Can We Use Dollars to Compare How Much Various Life Events Affect Well-being?

The life events I propose to discuss here are things like major improvements or worsening in financial situation, getting married or divorced, having a child, serious personal injury, death of a spouse, being made redundant and change of residence. I will focus on subjective well-being, as measured by surveys which ask people for a numerical rating of their satisfaction with life.

One way to compare the impact of life events on well-being is to calculate what change in income would have an equivalent impact after controlling for other factors. Some readers might recall research findings for the U.S. and Britain which suggested that the increased income equivalent of a lasting marriage is around $100,000 and an increase in income of around $60,000 would be required to compensate for the loss in well-being associated with becoming unemployed. (These numbers come from some pioneering research by David Blanchflower and Andrew Oswald published in 2000.)
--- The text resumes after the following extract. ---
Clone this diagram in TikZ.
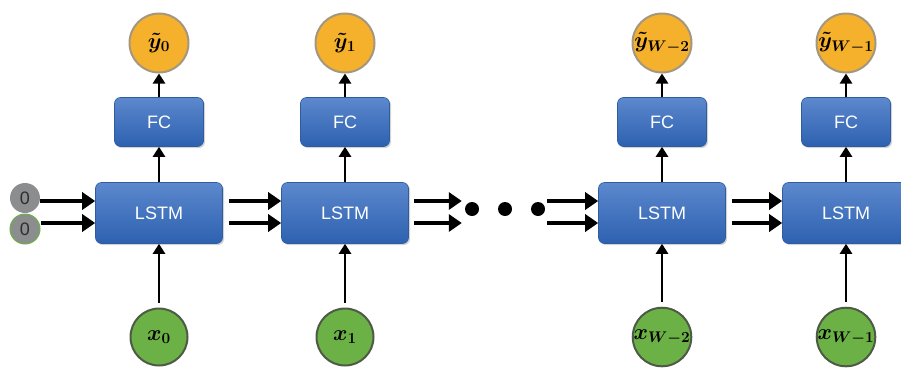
\documentclass[tikz,border=0pt]{standalone}
\usepackage{amsmath, amssymb}
\usepackage{fix-cm}
\usepackage{fontspec}
\setsansfont{Liberation Sans}
\usetikzlibrary{arrows.meta, shadows}

\definecolor{cellTop}{HTML}{5C88CD}
\definecolor{cellBot}{HTML}{2D61B0}
\definecolor{cellEdge}{HTML}{2F5C9F}
\definecolor{outFill}{HTML}{F5B02C}
\definecolor{outEdge}{HTML}{A39780}
\definecolor{inFill}{HTML}{6CB146}
\definecolor{inEdge}{HTML}{4E5A46}
\definecolor{zeroFill}{HTML}{8C8D8F}
\definecolor{zeroText}{HTML}{2E2E2E}
\definecolor{zeroEdge}{HTML}{6CB146}

\begin{document}
\begin{tikzpicture}[x=1pt, y=-1pt,
        cell/.style={rounded corners=6pt, draw=cellEdge, line width=0.6pt,
            top color=cellTop, bottom color=cellBot, text=white,
            font=\sffamily\fontsize{18}{18}\selectfont,
            drop shadow={opacity=0.35, shadow xshift=1.5pt, shadow yshift=-1.5pt}},
        lstm/.style={cell, minimum width=127pt, minimum height=61pt},
        fc/.style={cell, minimum width=89pt, minimum height=49pt},
        outc/.style={circle, fill=outFill, draw=outEdge, line width=2pt,
            minimum size=59pt, inner sep=0pt, font=\fontsize{22}{22}\selectfont},
        inpc/.style={circle, fill=inFill, draw=inEdge, line width=2pt,
            minimum size=57pt, inner sep=0pt, font=\fontsize{22}{22}\selectfont},
        zero/.style={circle, fill=zeroFill, minimum size=30pt, inner sep=0pt,
            text=zeroText, font=\sffamily\fontsize{18}{18}\selectfont},
        dot/.style={circle, fill=black, minimum size=14pt, inner sep=0pt},
        bus/.style={line width=4.5pt, -{Triangle[length=13pt, width=17pt]}},
        link/.style={line width=2.8pt, -{Triangle[length=10pt, width=12pt]}}]
        \useasboundingbox (0,0) rectangle (901,367);

        \node[lstm] (L0) at (159,213) {LSTM};
        \node[lstm] (L1) at (345,213) {LSTM};
        \node[lstm] (L2) at (662,213) {LSTM};
        \node[lstm] (L3) at (846,213) {LSTM};

        \node[fc] (F0) at (159,122) {FC};
        \node[fc] (F1) at (345,122) {FC};
        \node[fc] (F2) at (662,122) {FC};
        \node[fc] (F3) at (846,122) {FC};

        \node[outc] (Y0) at (159,43) {$\boldsymbol{\tilde{y}_{0}}$};
        \node[outc] (Y1) at (345,43) {$\boldsymbol{\tilde{y}_{1}}$};
        \node[outc] (Y2) at (662,43) {$\boldsymbol{\tilde{y}_{W-2}}$};
        \node[outc] (Y3) at (846,43) {$\boldsymbol{\tilde{y}_{W-1}}$};

        \node[inpc] (X0) at (159,337) {$\boldsymbol{x_{0}}$};
        \node[inpc] (X1) at (345,337) {$\boldsymbol{x_{1}}$};
        \node[inpc] (X2) at (662,337) {$\boldsymbol{x_{W-2}}$};
        \node[inpc] (X3) at (846,337) {$\boldsymbol{x_{W-1}}$};

        \node[zero] (Z0) at (25,198) {0};
        \node[zero, draw=zeroEdge, line width=1pt] (Z1) at (25,229) {0};

        \node[dot] (D1) at (472,209) {};
        \node[dot] (D2) at (505,209) {};
        \node[dot] (D3) at (538,209) {};

        \coordinate (a0) at ([yshift=12pt]L0.west);
        \coordinate (a1) at ([yshift=-10pt]L0.west);
        \coordinate (b0) at ([yshift=12pt]L1.east);
        \coordinate (b1) at ([yshift=-10pt]L1.east);
        \coordinate (c0) at ([yshift=12pt]L2.west);
        \coordinate (c1) at ([yshift=-10pt]L2.west);

        \draw[bus] (Z0.east |- a0) -- (a0);
        \draw[bus] (Z1.east |- a1) -- (a1);
        \draw[bus, shorten <=6pt] ([yshift=12pt]L0.east) -- ([yshift=12pt]L1.west);
        \draw[bus, shorten <=6pt] ([yshift=-10pt]L0.east) -- ([yshift=-10pt]L1.west);
        \draw[bus, shorten <=5pt, shorten >=3pt] (b0) -- (b0 -| D1.west);
        \draw[bus, shorten <=5pt, shorten >=3pt] (b1) -- (b1 -| D1.west);
        \draw[bus, shorten <=2pt] (c0 -| D3.east) -- (c0);
        \draw[bus, shorten <=2pt] (c1 -| D3.east) -- (c1);
        \draw[bus, shorten <=6pt] ([yshift=12pt]L2.east) -- ([yshift=12pt]L3.west);
        \draw[bus, shorten <=6pt] ([yshift=-10pt]L2.east) -- ([yshift=-10pt]L3.west);

        \draw[link, shorten <=5pt] (X0) -- (L0);
        \draw[link, shorten <=5pt] (X1) -- (L1);
        \draw[link, shorten <=5pt] (X2) -- (L2);
        \draw[link, shorten <=5pt] (X3) -- (L3);
        \draw[link] (L0) -- (F0);
        \draw[link] (L1) -- (F1);
        \draw[link] (L2) -- (F2);
        \draw[link] (L3) -- (F3);
        \draw[link] (F0) -- (Y0);
        \draw[link] (F1) -- (Y1);
        \draw[link] (F2) -- (Y2);
        \draw[link] (F3) -- (Y3);
    \end{tikzpicture}
\end{document}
There are several problems with the methodology of this early research which tend to overstate the income changes equivalent to life events. First, the methodology is based on estimates of the (small) impact that higher incomes have on current well-being without taking account of the impact of higher incomes on future well-being. Higher incomes enable the wealth accumulation (and the redistributions through tax and welfare systems) that make it possible for people to maintain their well-being during periods when earning potential is diminished (e.g. during retirement) or when they incur heavy costs or heavy costs are incurred on their behalf (e.g. education and medical expenses).

Second, the methodology focused on the impact of being in a particular state (e.g. married or unmarried) rather than on the duration or timing of the effects that life events have on well-being. Life events typically have large impacts on life satisfaction for only a relatively short period.

Third, the methodology was unable to distinguish causation. For example, it was unable to assess whether married people are happier than unmarried people because marriage tends to make people happy or because happy people are more likely to get married.

Research in this area has progressed a great deal in recent years, with the use of ongoing surveys that enable changes in the well-being of the same sample of people to be linked over time to life events. The HILDA survey (Australian data) shows that the events with the greatest positive effect on life satisfaction for both males and females included a major financial improvement in the past three months, having been married in the last three months and birth of a child (less than nine months ago). The events with greatest negative effect on life satisfaction included being detained in jail, a major financial worsening at any time in the last year, a recent separation from a spouse or partner and recent death of a relative or family member.

A recent paper by Paul Frijters, David Johnston and Michael Shields estimates the one-off windfall improvement in finances needed to compensate for various life events (‘Happiness dynamics with quarterly life event data’, DP 3604, IZA, July 2008). The windfall approach seems preferable because a comparison of the effects on current well-being of different life events avoids the conceptual and measurement problems of attempting to compare the effects of life events with the effects of differences in income levels.

The authors obtained the following estimates of compensating windfall financial gains for various life events:

Death of spouse/ child: + $178, 300
Serious personal injury or illness: + $ 59,200
Change of residence: – $ 53,000
Birth or adoption of child: – $ 18,300
Marriage – $ 16,500
Separation from spouse or partner: +$ 14,900
Fired or made redundant: + $ 6,900
Victim of property crime: +$ 2,700

(Currency: Australian dollars; $A1 = about $US 0.80. Assumed discount rate = 5% ) .

I should note that these compensating windfall estimates are additive. For example, a person who is fired might become separated from his or her spouse and experience a major financial worsening at the same time.

It seems to me that the magnitude of these estimated compensating windfalls generally make a lot more sense than do the much larger estimates of income-equivalents of life events. Nevertheless, I feel uneasy about the idea that the life satisfaction of people who suffer the death of a spouse or child would be unaffected, on average, if they received a windfall gain of around $A 178,300 at the same time. Can any amount of monetary compensation actually be sufficient to enable life satisfaction to remain unaffected while a person is mourning the loss of a loved one?